● DATA SHOWN:
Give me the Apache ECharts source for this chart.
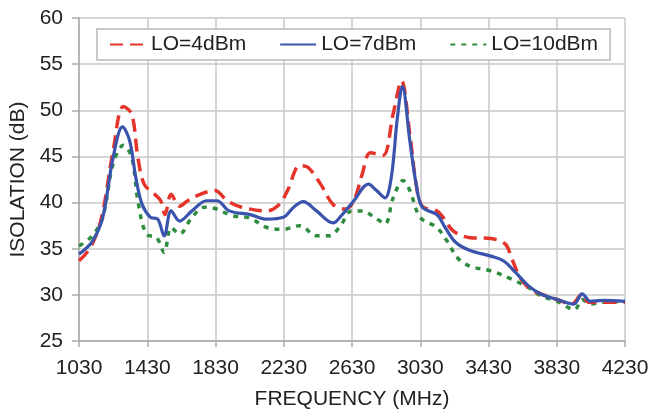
<!DOCTYPE html>
<html><head><meta charset="utf-8">
<script src="https://cdn.jsdelivr.net/npm/echarts@6/dist/echarts.min.js"></script>
<style>html,body{margin:0;padding:0;background:#fff}#c{width:652px;height:410px}</style>
</head><body><div id="c"></div>
<script>
const xTicks = [1030,1430,1830,2230,2630,3030,3430,3830,4230];
const yTicks = [25,30,35,40,45,50,55,60];

const freq4 = [1030,1096,1160,1230,1290,1339,1375,1412,1473,1509,1534,1570,1619,1667,1740,1826,1899,1984,2130,2203,2252,2324,2373,2446,2519,2592,2641,2690,2738,2811,2871,2920,2969,3006,3042,3127,3164,3225,3322,3444,3529,3565,3614,3663,3736,3833,3918,3979,4015,4100,4230];
const lo4 = [33.7,35.1,38.2,45.6,50.4,49.6,44.9,42.0,40.9,40.2,38.7,40.9,39.6,40.2,40.9,41.3,40.2,39.5,39.1,39.8,41.3,44.0,43.8,42.0,39.8,39.3,40.2,43.1,45.4,45.1,49.6,53.2,47.4,42.0,39.6,39.1,38.4,36.9,36.2,36.1,35.5,34.0,31.9,30.8,30.1,29.5,29.0,30.1,29.2,29.2,29.2];

const freq7 = [1030,1108,1169,1230,1285,1327,1363,1400,1449,1492,1529,1570,1619,1692,1777,1838,1911,2033,2130,2227,2288,2344,2422,2519,2568,2641,2726,2774,2823,2860,2896,2925,2969,3006,3042,3127,3176,3237,3322,3444,3517,3590,3663,3736,3833,3930,3979,4027,4100,4230];
const lo7 = [34.4,35.8,38.4,44.9,48.2,46.7,42.7,39.8,38.4,38.2,36.4,39.1,38.0,39.1,40.2,40.2,39.1,38.7,38.2,38.4,39.5,40.1,39.1,37.8,38.6,40.2,42.0,41.3,40.5,42.7,49.2,52.6,46.7,42.0,39.5,38.7,37.3,35.7,34.8,34.2,33.7,32.4,31.0,30.1,29.5,29.0,30.1,29.3,29.4,29.3];

const freq10 = [1030,1108,1169,1230,1290,1339,1375,1424,1485,1529,1570,1619,1692,1765,1838,1923,2033,2130,2227,2324,2422,2495,2556,2629,2690,2762,2823,2871,2929,2969,3030,3127,3188,3249,3322,3444,3565,3663,3736,3833,3935,3979,4027,4100,4230];
const lo10 = [35.3,36.4,38.4,44.2,46.2,44.9,40.2,36.6,36.2,34.6,37.3,36.6,38.4,39.5,39.3,38.6,38.3,37.3,37.1,37.5,36.4,36.4,37.3,39.1,39.1,38.4,37.7,40.5,42.4,41.3,38.4,37.3,35.8,34.0,33.1,32.6,31.7,30.8,29.9,29.3,28.4,29.5,29.0,29.2,29.3];

const names = ['LO=4dBm','LO=7dBm','LO=10dBm'];

const zip = (xs, ys) => xs.map((x, i) => [x, ys[i]]);
const font = 'Liberation Sans, Arial, sans-serif';

const chart = echarts.init(document.getElementById('c'));
chart.setOption({
  animation: false,
  grid: {left: 79, right: 27, top: 18, bottom: 69, outerBoundsMode: 'none', containLabel: false},
  legend: {
    left: 97, top: 29, width: 520,
    padding: [5, 12, 5, 12],
    backgroundColor: '#fff',
    borderColor: '#b8b8b8', borderWidth: 1.5,
    itemWidth: 36, itemHeight: 14, itemGap: 33,
    itemStyle: {opacity: 0},
    textStyle: {fontFamily: font, fontSize: 21, color: '#222'},
    data: names
  },
  xAxis: {
    type: 'value', min: 1030, max: 4230, interval: 400,
    name: 'FREQUENCY (MHz)', nameLocation: 'middle', nameGap: 48,
    nameTextStyle: {fontFamily: font, fontSize: 21, color: '#222'},
    axisLine: {show: true, lineStyle: {color: '#aaa', width: 1.5}},
    axisTick: {show: true, length: 6, lineStyle: {color: '#aaa', width: 1.5}},
    axisLabel: {fontFamily: font, fontSize: 21, color: '#222', margin: 17,
      formatter: v => xTicks.includes(v) ? String(v) : ''},
    splitLine: {show: true, lineStyle: {color: '#c8c8c8', width: 1.5}}
  },
  yAxis: {
    type: 'value', min: 25, max: 60, interval: 5,
    name: 'ISOLATION (dB)', nameLocation: 'middle', nameGap: 50,
    nameTextStyle: {fontFamily: font, fontSize: 21, color: '#222'},
    axisLine: {show: true, lineStyle: {color: '#aaa', width: 1.5}},
    axisTick: {show: true, length: 7, lineStyle: {color: '#aaa', width: 1.5}},
    axisLabel: {fontFamily: font, fontSize: 21, color: '#222', margin: 16,
      formatter: v => yTicks.includes(v) ? String(v) : ''},
    splitLine: {show: true, lineStyle: {color: '#c8c8c8', width: 1.5}}
  },
  series: [
    {name: names[0], type: 'line', data: zip(freq4, lo4), symbol: 'none', smooth: 0.35,
     color: '#e5352b', lineStyle: {color: '#e5352b', width: 3.5, type: [13, 7]}, z: 3},
    {name: names[1], type: 'line', data: zip(freq7, lo7), symbol: 'none', smooth: 0.35,
     color: '#3a54ad', lineStyle: {color: '#3a54ad', width: 3.2, type: 'solid'}, z: 4},
    {name: names[2], type: 'line', data: zip(freq10, lo10), symbol: 'none', smooth: 0.35,
     color: '#2e8c3e', lineStyle: {color: '#2e8c3e', width: 3.5, type: [5, 6]}, z: 2}
  ]
});
</script></body></html>
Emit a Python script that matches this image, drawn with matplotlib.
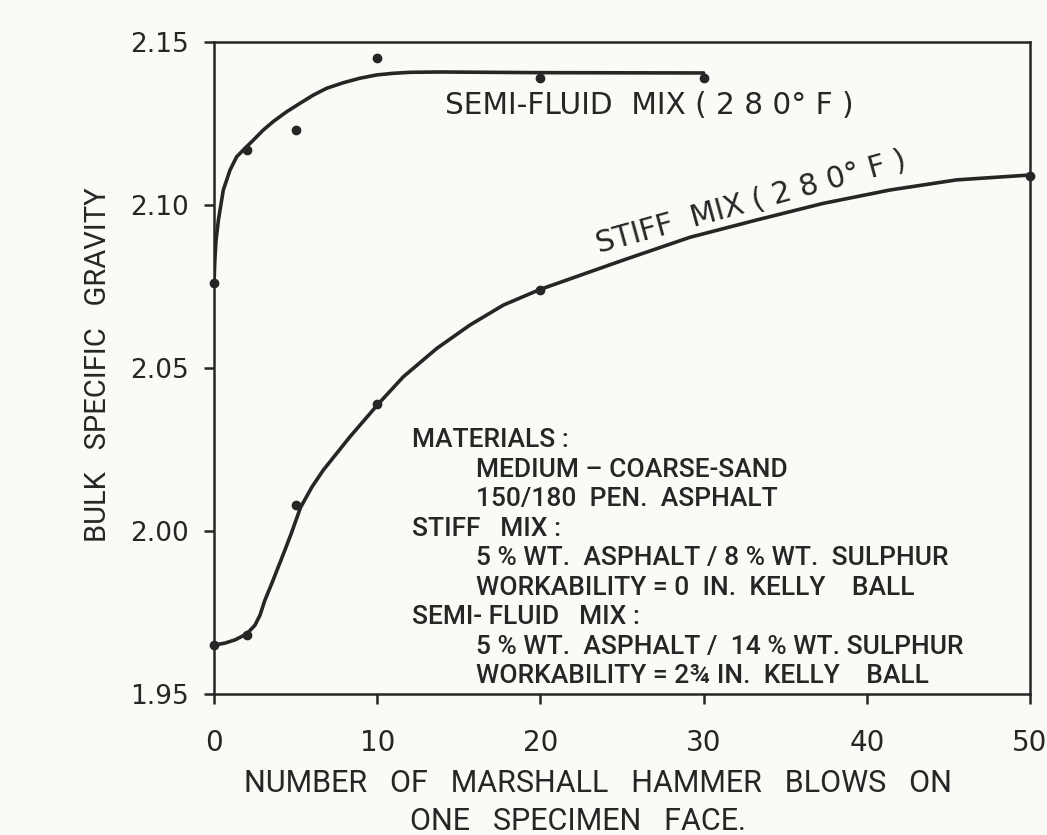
import matplotlib
matplotlib.use("Agg")
import matplotlib.pyplot as plt

# blows per face vs. bulk specific gravity, measured specimens
semi_blows = [0, 2, 5, 10, 20, 30]
semi_sg = [2.076, 2.117, 2.123, 2.145, 2.139, 2.139]
stiff_blows = [0, 2, 5, 10, 20, 50]
stiff_sg = [1.965, 1.968, 2.008, 2.039, 2.074, 2.109]

# hand-faired curves through the measurements
semi_fit_x = [0, 0.05, 0.12, 0.27, 0.57, 0.98, 1.39, 1.9, 2.41, 3.02,
              3.63, 4.45, 5.27, 6.08, 6.9, 7.92, 8.95, 9.97, 10.99, 12.0,
              13.85, 19.77, 30]
semi_fit_y = [2.076, 2.083, 2.089, 2.0954, 2.1046, 2.1107, 2.1148, 2.1174,
              2.1199, 2.123, 2.1256, 2.1286, 2.1312, 2.1337, 2.1358, 2.1375,
              2.1389, 2.1399, 2.1404, 2.1407, 2.1408, 2.1406, 2.1405]
stiff_fit_x = [0, 0.67, 1.29, 2.0, 2.51, 2.82, 3.12, 3.54, 3.94, 4.35,
               4.76, 5.3, 6.0, 6.7, 8.33, 10.07, 11.6, 13.65, 15.69, 17.73,
               19.98, 25.08, 29.17, 33.25, 37.33, 41.42, 45.5, 50]
stiff_fit_y = [1.965, 1.9656, 1.9666, 1.9684, 1.9711, 1.9742, 1.9788,
               1.9839, 1.989, 1.9942, 1.9996, 2.0072, 2.0135, 2.0187,
               2.0289, 2.039, 2.0473, 2.056, 2.0632, 2.0693, 2.0741,
               2.0831, 2.0901, 2.0954, 2.1005, 2.1046, 2.1077, 2.1092]

x_ticks = [0, 10, 20, 30, 40, 50]
y_ticks = [1.95, 2.00, 2.05, 2.10, 2.15]
y_tick_labels = ["1.95", "2.00", "2.05", "2.10", "2.15"]

notes = [
    (0, "MATERIALS :"),
    (1, "MEDIUM \u2013 COARSE-SAND"),
    (1, "150/180  PEN.  ASPHALT"),
    (0, "STIFF   MIX :"),
    (1, "5 % WT.  ASPHALT / 8 % WT.  SULPHUR"),
    (1, "WORKABILITY = 0  IN.  KELLY    BALL"),
    (0, "SEMI- FLUID   MIX :"),
    (1, "5 % WT.  ASPHALT /  14 % WT. SULPHUR"),
    (1, "WORKABILITY = 2\u00be IN.  KELLY    BALL"),
]

ink = "#262626"
paper = "#fafaf6"
letter = "Roboto"

fig = plt.figure(figsize=(10.47, 8.35), dpi=100, facecolor=paper)
ax = fig.add_axes([0.2044, 0.1689, 0.7794, 0.7808])
ax.set_facecolor(paper)

ax.plot(semi_fit_x, semi_fit_y, color=ink, lw=2.6,
        solid_capstyle="round", solid_joinstyle="round")
ax.plot(stiff_fit_x, stiff_fit_y, color=ink, lw=2.6,
        solid_capstyle="round", solid_joinstyle="round")
ax.plot(semi_blows, semi_sg, "o", color=ink, ms=6, clip_on=False)
ax.plot(stiff_blows, stiff_sg, "o", color=ink, ms=6, clip_on=False)

ax.set_xlim(0, 50)
ax.set_ylim(1.95, 2.15)
ax.set_xticks(x_ticks)
ax.set_yticks(y_ticks)
ax.set_yticklabels(y_tick_labels)
for s in ax.spines.values():
    s.set_linewidth(1.8)
    s.set_color(ink)
ax.tick_params(axis="both", direction="out", length=7, width=1.8, color=ink,
               labelcolor=ink)
ax.tick_params(axis="y", pad=11, labelsize=19)
ax.tick_params(axis="x", pad=18, labelsize=20)

# curve labels
ax.text(14.15, 2.1304, "SEMI-FLUID  MIX ( 2 8 0\u00b0 F )", fontsize=21.3,
        color=ink, ha="left", va="center")
ax.text(32.9, 2.1009, "STIFF  MIX ( 2 8 0\u00b0 F )", fontsize=21.3,
        color=ink, ha="center", va="center", rotation=15.4,
        rotation_mode="anchor")

# materials note
y0 = 2.0279
step = 29.5 / 3260
for i, (indent, line) in enumerate(notes):
    ax.text(12.13 + indent * 3.9, y0 - i * step, line, fontsize=19,
            color=ink, ha="left", va="center", family=letter,
            fontweight="medium")

fig.text(98 / 1047, 1 - 365 / 835, "BULK   SPECIFIC   GRAVITY", rotation=90,
         ha="center", va="center", fontsize=21, color=ink, family=letter)
fig.text(598 / 1047, 1 - 783 / 835, "NUMBER   OF   MARSHALL   HAMMER   BLOWS   ON",
         ha="center", va="center", fontsize=22, color=ink, family=letter)
fig.text(578 / 1047, 1 - 822 / 835, "ONE   SPECIMEN   FACE.",
         ha="center", va="center", fontsize=22, color=ink, family=letter)

fig.savefig("out.png", dpi=100, facecolor=paper)
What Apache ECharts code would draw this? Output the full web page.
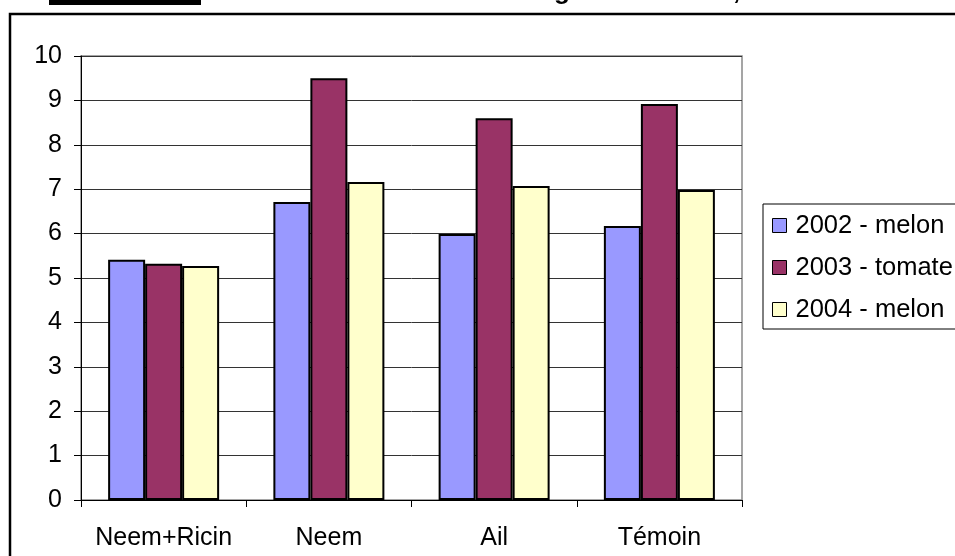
<!DOCTYPE html>
<html>
<head>
<meta charset="utf-8">
<script src="https://cdn.jsdelivr.net/npm/echarts@6/dist/echarts.min.js"></script>
<style>
html,body{margin:0;padding:0;background:#fff;}
#c{width:955px;height:556px;}
</style>
</head>
<body>
<div id="c"></div>
<script>
var categories = ['Neem+Ricin', 'Neem', 'Ail', 'Témoin'];
var seriesNames = ['2002 - melon', '2003 - tomate', '2004 - melon'];
var melon2002 = [5.41, 6.71, 5.99, 6.17];
var tomate2003 = [5.32, 9.50, 8.60, 8.92];
var melon2004 = [5.27, 7.16, 7.07, 6.98];
var yTicks = [0, 1, 2, 3, 4, 5, 6, 7, 8, 9, 10];
var colors = ['#9999FF', '#993366', '#FFFFCC'];

var FONT = 'Liberation Sans, Arial, sans-serif';
var chart = echarts.init(document.getElementById('c'), null, {renderer: 'canvas'});

function barSeries(name, data, color) {
  return {
    name: name,
    type: 'bar',
    data: data,
    barWidth: 37,
    barGap: '0%',
    itemStyle: {color: color, borderColor: '#000', borderWidth: 2},
    emphasis: {disabled: true},
    animation: false
  };
}

chart.setOption({
  animation: false,
  textStyle: {fontFamily: FONT},
  grid: {
    left: 81, right: 213, top: 56, bottom: 56,
    show: true, borderColor: '#888', borderWidth: 1.5, backgroundColor: '#fff',
    containLabel: false
  },
  legend: {
    orient: 'vertical',
    left: 767, top: 207,
    itemWidth: 14, itemHeight: 14,
    itemGap: 15,
    icon: 'rect',
    selectedMode: false,
    data: seriesNames,
    itemStyle: {borderColor: '#000', borderWidth: 1},
    textStyle: {fontFamily: FONT, fontSize: 25.5, color: '#000', lineHeight: 27, padding: [0, 0, 0, 4]}
  },
  xAxis: {
    type: 'category',
    data: categories,
    axisLine: {lineStyle: {color: '#000', width: 1}},
    axisTick: {show: true, length: 7, lineStyle: {color: '#000'}},
    axisLabel: {interval: 0, fontFamily: FONT, fontSize: 25, color: '#000', margin: 26},
    splitLine: {show: false}
  },
  yAxis: {
    type: 'value',
    min: yTicks[0], max: yTicks[yTicks.length - 1], interval: 1,
    axisLine: {show: true, lineStyle: {color: '#000', width: 1}},
    axisTick: {show: true, length: 7, lineStyle: {color: '#000'}},
    axisLabel: {fontFamily: FONT, fontSize: 25, color: '#000', margin: 19},
    splitLine: {show: true, lineStyle: {color: '#333', width: 1}}
  },
  series: [
    barSeries(seriesNames[0], melon2002, colors[0]),
    barSeries(seriesNames[1], tomate2003, colors[1]),
    barSeries(seriesNames[2], melon2004, colors[2])
  ],
  graphic: [
    {type: 'rect', z: -10, silent: true,
     shape: {x: 10, y: 14, width: 1000, height: 600},
     style: {fill: '#fff', stroke: '#000', lineWidth: 2.5}},
    {type: 'rect', z: 100, silent: true,
     shape: {x: 763, y: 204, width: 300, height: 125},
     style: {fill: 'none', stroke: '#000', lineWidth: 1}},
    {type: 'rect', silent: true,
     shape: {x: 49, y: 0, width: 152, height: 5},
     style: {fill: '#000'}},
    {type: 'text', silent: true, x: 554, y: -21,
     style: {text: 'g', font: 'bold 26px ' + FONT, fill: '#000'}},
    {type: 'text', silent: true, x: 733, y: -21,
     style: {text: ',', font: 'bold 26px ' + FONT, fill: '#000'}}
  ]
});
</script>
</body>
</html>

● JOB:
Starting with the first line of the data above and ending with the line containing "const font = 'Liberation", please restate every line exactly, leaving images out.

● OUTPUT OF THE EXERCISE:
Give me the Apache ECharts source for this chart.
<!DOCTYPE html>
<html><head><meta charset="utf-8">
<script src="https://cdn.jsdelivr.net/npm/echarts@6/dist/echarts.min.js"></script>
<style>html,body{margin:0;padding:0;background:#fff}#c{width:652px;height:410px}</style>
</head><body><div id="c"></div>
<script>
const xTicks = [1030,1430,1830,2230,2630,3030,3430,3830,4230];
const yTicks = [25,30,35,40,45,50,55,60];

const freq4 = [1030,1096,1160,1230,1290,1339,1375,1412,1473,1509,1534,1570,1619,1667,1740,1826,1899,1984,2130,2203,2252,2324,2373,2446,2519,2592,2641,2690,2738,2811,2871,2920,2969,3006,3042,3127,3164,3225,3322,3444,3529,3565,3614,3663,3736,3833,3918,3979,4015,4100,4230];
const lo4 = [33.7,35.1,38.2,45.6,50.4,49.6,44.9,42.0,40.9,40.2,38.7,40.9,39.6,40.2,40.9,41.3,40.2,39.5,39.1,39.8,41.3,44.0,43.8,42.0,39.8,39.3,40.2,43.1,45.4,45.1,49.6,53.2,47.4,42.0,39.6,39.1,38.4,36.9,36.2,36.1,35.5,34.0,31.9,30.8,30.1,29.5,29.0,30.1,29.2,29.2,29.2];

const freq7 = [1030,1108,1169,1230,1285,1327,1363,1400,1449,1492,1529,1570,1619,1692,1777,1838,1911,2033,2130,2227,2288,2344,2422,2519,2568,2641,2726,2774,2823,2860,2896,2925,2969,3006,3042,3127,3176,3237,3322,3444,3517,3590,3663,3736,3833,3930,3979,4027,4100,4230];
const lo7 = [34.4,35.8,38.4,44.9,48.2,46.7,42.7,39.8,38.4,38.2,36.4,39.1,38.0,39.1,40.2,40.2,39.1,38.7,38.2,38.4,39.5,40.1,39.1,37.8,38.6,40.2,42.0,41.3,40.5,42.7,49.2,52.6,46.7,42.0,39.5,38.7,37.3,35.7,34.8,34.2,33.7,32.4,31.0,30.1,29.5,29.0,30.1,29.3,29.4,29.3];

const freq10 = [1030,1108,1169,1230,1290,1339,1375,1424,1485,1529,1570,1619,1692,1765,1838,1923,2033,2130,2227,2324,2422,2495,2556,2629,2690,2762,2823,2871,2929,2969,3030,3127,3188,3249,3322,3444,3565,3663,3736,3833,3935,3979,4027,4100,4230];
const lo10 = [35.3,36.4,38.4,44.2,46.2,44.9,40.2,36.6,36.2,34.6,37.3,36.6,38.4,39.5,39.3,38.6,38.3,37.3,37.1,37.5,36.4,36.4,37.3,39.1,39.1,38.4,37.7,40.5,42.4,41.3,38.4,37.3,35.8,34.0,33.1,32.6,31.7,30.8,29.9,29.3,28.4,29.5,29.0,29.2,29.3];

const names = ['LO=4dBm','LO=7dBm','LO=10dBm'];

const zip = (xs, ys) => xs.map((x, i) => [x, ys[i]]);
const font = 'Liberation Sans, Arial, sans-serif';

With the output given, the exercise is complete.